— WHAT IS EXPECTED —
Set down all of the data that follows word for word, without the images.
★ ★ ★ ★ ★ ★ ★
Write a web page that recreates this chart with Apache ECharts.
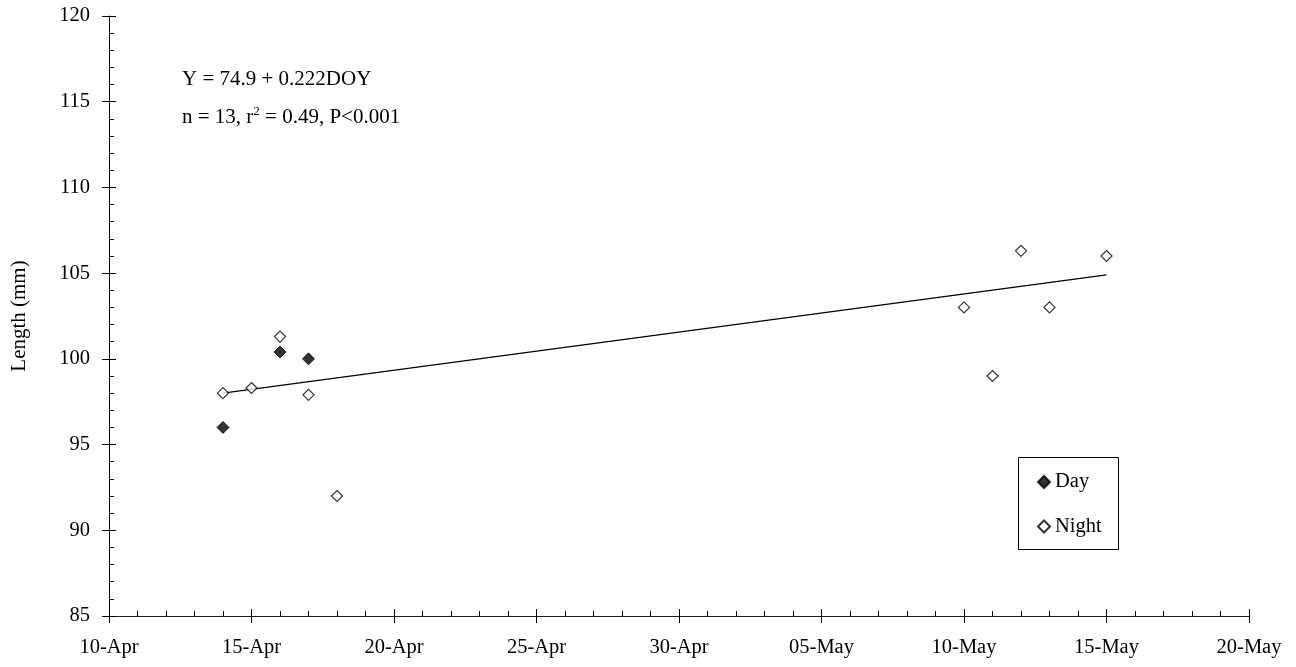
<!DOCTYPE html>
<html><head><meta charset="utf-8">
<script src="https://cdn.jsdelivr.net/npm/echarts@6/dist/echarts.min.js"></script>
<style>html,body{margin:0;padding:0;background:#fff}#c{width:1296px;height:667px}</style>
</head><body><div id="c"></div>
<script>
// ---- data ----
const dayDates = ['14-Apr', '16-Apr', '17-Apr'];
const dayLength = [96.0, 100.4, 100.0];
const nightDates = ['14-Apr', '15-Apr', '16-Apr', '17-Apr', '18-Apr', '10-May', '11-May', '12-May', '13-May', '15-May'];
const nightLength = [98.0, 98.3, 101.3, 97.9, 92.0, 103.0, 99.0, 106.3, 103.0, 106.0];
const trendDates = ['14-Apr', '15-May'];
const trendLength = [98.0, 104.9];
const xRange = ['10-Apr', '20-May'];
const xStepDays = 5;
const yRange = [85, 120];
const yStep = 5;
const seriesNames = ['Day', 'Night'];
const yTitle = 'Length (mm)';
const equationText = 'Y = 74.9 + 0.222DOY';
const statsParts = ['n = 13, r', '2', ' = 0.49, P<0.001'];

// ---- helpers ----
const monthStart = {Jan: 0, Feb: 31, Mar: 59, Apr: 90, May: 120, Jun: 151};
const monthOrder = ['Jan', 'Feb', 'Mar', 'Apr', 'May', 'Jun'];
function toDoy(s) { const [d, m] = s.split('-'); return monthStart[m] + parseInt(d, 10); }
function fromDoy(v) {
  let mon = 'Jan';
  for (const m of monthOrder) { if (v > monthStart[m]) mon = m; }
  const d = v - monthStart[mon];
  return (d < 10 ? '0' + d : '' + d) + '-' + mon;
}
const pairs = (xs, ys) => xs.map((x, i) => [toDoy(x), ys[i]]);

const FONT = 'Liberation Serif';
const chart = echarts.init(document.getElementById('c'));
const xMin = toDoy(xRange[0]), xMax = toDoy(xRange[1]);

const baseX = {type: 'value', min: xMin, max: xMax, interval: xStepDays, position: 'bottom', splitLine: {show: false}};
const baseY = {type: 'value', min: yRange[0], max: yRange[1], interval: yStep, position: 'left', splitLine: {show: false}};

chart.setOption({
  animation: false,
  backgroundColor: '#fff',
  grid: {left: 109, right: 47, top: 16, bottom: 51, containLabel: false},
  xAxis: [
    Object.assign({}, baseX, {
      axisLine: {show: true, lineStyle: {color: '#222', width: 1}},
      axisTick: {show: true, inside: true, length: 7, lineStyle: {color: '#000'}},
      minorTick: {show: true, splitNumber: 5, length: 5, lineStyle: {color: '#000'}},
      axisLabel: {margin: 21, color: '#000', fontFamily: FONT, fontSize: 20.5, formatter: v => fromDoy(v), showMinLabel: true, showMaxLabel: true}
    }),
    Object.assign({}, baseX, {
      axisLine: {show: false},
      axisTick: {show: true, inside: false, length: 7, lineStyle: {color: '#000'}},
      axisLabel: {show: false}
    })
  ],
  yAxis: [
    Object.assign({}, baseY, {
      name: yTitle, nameLocation: 'middle', nameGap: 79,
      nameTextStyle: {color: '#000', fontFamily: FONT, fontSize: 21},
      axisLine: {show: true, lineStyle: {color: '#000', width: 1}},
      axisTick: {show: true, inside: true, length: 7, lineStyle: {color: '#000'}},
      minorTick: {show: true, splitNumber: 5, length: 5, lineStyle: {color: '#000'}},
      axisLabel: {margin: 19, color: '#000', fontFamily: FONT, fontSize: 20.5}
    }),
    Object.assign({}, baseY, {
      axisLine: {show: false},
      axisTick: {show: true, inside: false, length: 7, lineStyle: {color: '#000'}},
      axisLabel: {show: false}
    })
  ],
  legend: {
    data: seriesNames,
    orient: 'vertical',
    left: 1037, top: 471.5,
    padding: 0,
    itemGap: 23.5,
    itemWidth: 12, itemHeight: 12,
    textStyle: {color: '#000', fontFamily: FONT, fontSize: 20.5},
    z: 10
  },
  graphic: [
    {type: 'rect', z: 5, shape: {x: 1018.5, y: 457.5, width: 100, height: 92}, style: {fill: 'transparent', stroke: '#000', lineWidth: 1}},
    {type: 'text', z: 5, style: {x: 182, y: 79, text: equationText, font: '21px "' + FONT + '"', fill: '#000', verticalAlign: 'middle', align: 'left'}},
    {type: 'text', z: 5, style: {
      x: 182, y: 117.5, align: 'left', verticalAlign: 'middle', fill: '#000',
      text: '{a|' + statsParts[0] + '}{s|' + statsParts[1] + '}{a|' + statsParts[2] + '}',
      rich: {
        a: {fontFamily: FONT, fontSize: 21, lineHeight: 24, fill: '#000'},
        s: {fontFamily: FONT, fontSize: 13, lineHeight: 16, verticalAlign: 'top', fill: '#000'}
      }
    }}
  ],
  series: [
    {
      name: 'trend', type: 'line', data: pairs(trendDates, trendLength),
      showSymbol: false, symbol: 'none', silent: true,
      lineStyle: {color: '#000', width: 1.2}, z: 1
    },
    {
      name: seriesNames[0], type: 'scatter', data: pairs(dayDates, dayLength),
      symbol: 'diamond', symbolSize: 12,
      itemStyle: {color: '#000', borderColor: '#000', borderWidth: 1}, z: 3
    },
    {
      name: seriesNames[1], type: 'scatter', data: pairs(nightDates, nightLength),
      symbol: 'diamond', symbolSize: 11,
      itemStyle: {color: '#fff', borderColor: '#000', borderWidth: 1.2}, z: 3
    }
  ]
});
</script>
</body></html>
★ ★ ★ ★ ★ ★ ★
— EXERCISE ANSWER —
Write a web page that recreates this chart with Apache ECharts.
<!DOCTYPE html>
<html><head><meta charset="utf-8">
<script src="https://cdn.jsdelivr.net/npm/echarts@6/dist/echarts.min.js"></script>
<style>html,body{margin:0;padding:0;background:#fff}#c{width:1296px;height:667px}</style>
</head><body><div id="c"></div>
<script>
// ---- data ----
const dayDates = ['14-Apr', '16-Apr', '17-Apr'];
const dayLength = [96.0, 100.4, 100.0];
const nightDates = ['14-Apr', '15-Apr', '16-Apr', '17-Apr', '18-Apr', '10-May', '11-May', '12-May', '13-May', '15-May'];
const nightLength = [98.0, 98.3, 101.3, 97.9, 92.0, 103.0, 99.0, 106.3, 103.0, 106.0];
const trendDates = ['14-Apr', '15-May'];
const trendLength = [98.0, 104.9];
const xRange = ['10-Apr', '20-May'];
const xStepDays = 5;
const yRange = [85, 120];
const yStep = 5;
const seriesNames = ['Day', 'Night'];
const yTitle = 'Length (mm)';
const equationText = 'Y = 74.9 + 0.222DOY';
const statsParts = ['n = 13, r', '2', ' = 0.49, P<0.001'];

// ---- helpers ----
const monthStart = {Jan: 0, Feb: 31, Mar: 59, Apr: 90, May: 120, Jun: 151};
const monthOrder = ['Jan', 'Feb', 'Mar', 'Apr', 'May', 'Jun'];
function toDoy(s) { const [d, m] = s.split('-'); return monthStart[m] + parseInt(d, 10); }
function fromDoy(v) {
  let mon = 'Jan';
  for (const m of monthOrder) { if (v > monthStart[m]) mon = m; }
  const d = v - monthStart[mon];
  return (d < 10 ? '0' + d : '' + d) + '-' + mon;
}
const pairs = (xs, ys) => xs.map((x, i) => [toDoy(x), ys[i]]);

const FONT = 'Liberation Serif';
const chart = echarts.init(document.getElementById('c'));
const xMin = toDoy(xRange[0]), xMax = toDoy(xRange[1]);

const baseX = {type: 'value', min: xMin, max: xMax, interval: xStepDays, position: 'bottom', splitLine: {show: false}};
const baseY = {type: 'value', min: yRange[0], max: yRange[1], interval: yStep, position: 'left', splitLine: {show: false}};

chart.setOption({
  animation: false,
  backgroundColor: '#fff',
  grid: {left: 109, right: 47, top: 16, bottom: 51, containLabel: false},
  xAxis: [
    Object.assign({}, baseX, {
      axisLine: {show: true, lineStyle: {color: '#222', width: 1}},
      axisTick: {show: true, inside: true, length: 7, lineStyle: {color: '#000'}},
      minorTick: {show: true, splitNumber: 5, length: 5, lineStyle: {color: '#000'}},
      axisLabel: {margin: 21, color: '#000', fontFamily: FONT, fontSize: 20.5, formatter: v => fromDoy(v), showMinLabel: true, showMaxLabel: true}
    }),
    Object.assign({}, baseX, {
      axisLine: {show: false},
      axisTick: {show: true, inside: false, length: 7, lineStyle: {color: '#000'}},
      axisLabel: {show: false}
    })
  ],
  yAxis: [
    Object.assign({}, baseY, {
      name: yTitle, nameLocation: 'middle', nameGap: 79,
      nameTextStyle: {color: '#000', fontFamily: FONT, fontSize: 21},
      axisLine: {show: true, lineStyle: {color: '#000', width: 1}},
      axisTick: {show: true, inside: true, length: 7, lineStyle: {color: '#000'}},
      minorTick: {show: true, splitNumber: 5, length: 5, lineStyle: {color: '#000'}},
      axisLabel: {margin: 19, color: '#000', fontFamily: FONT, fontSize: 20.5}
    }),
    Object.assign({}, baseY, {
      axisLine: {show: false},
      axisTick: {show: true, inside: false, length: 7, lineStyle: {color: '#000'}},
      axisLabel: {show: false}
    })
  ],
  legend: {
    data: seriesNames,
    orient: 'vertical',
    left: 1037, top: 471.5,
    padding: 0,
    itemGap: 23.5,
    itemWidth: 12, itemHeight: 12,
    textStyle: {color: '#000', fontFamily: FONT, fontSize: 20.5},
    z: 10
  },
  graphic: [
    {type: 'rect', z: 5, shape: {x: 1018.5, y: 457.5, width: 100, height: 92}, style: {fill: 'transparent', stroke: '#000', lineWidth: 1}},
    {type: 'text', z: 5, style: {x: 182, y: 79, text: equationText, font: '21px "' + FONT + '"', fill: '#000', verticalAlign: 'middle', align: 'left'}},
    {type: 'text', z: 5, style: {
      x: 182, y: 117.5, align: 'left', verticalAlign: 'middle', fill: '#000',
      text: '{a|' + statsParts[0] + '}{s|' + statsParts[1] + '}{a|' + statsParts[2] + '}',
      rich: {
        a: {fontFamily: FONT, fontSize: 21, lineHeight: 24, fill: '#000'},
        s: {fontFamily: FONT, fontSize: 13, lineHeight: 16, verticalAlign: 'top', fill: '#000'}
      }
    }}
  ],
  series: [
    {
      name: 'trend', type: 'line', data: pairs(trendDates, trendLength),
      showSymbol: false, symbol: 'none', silent: true,
      lineStyle: {color: '#000', width: 1.2}, z: 1
    },
    {
      name: seriesNames[0], type: 'scatter', data: pairs(dayDates, dayLength),
      symbol: 'diamond', symbolSize: 12,
      itemStyle: {color: '#000', borderColor: '#000', borderWidth: 1}, z: 3
    },
    {
      name: seriesNames[1], type: 'scatter', data: pairs(nightDates, nightLength),
      symbol: 'diamond', symbolSize: 11,
      itemStyle: {color: '#fff', borderColor: '#000', borderWidth: 1.2}, z: 3
    }
  ]
});
</script>
</body></html>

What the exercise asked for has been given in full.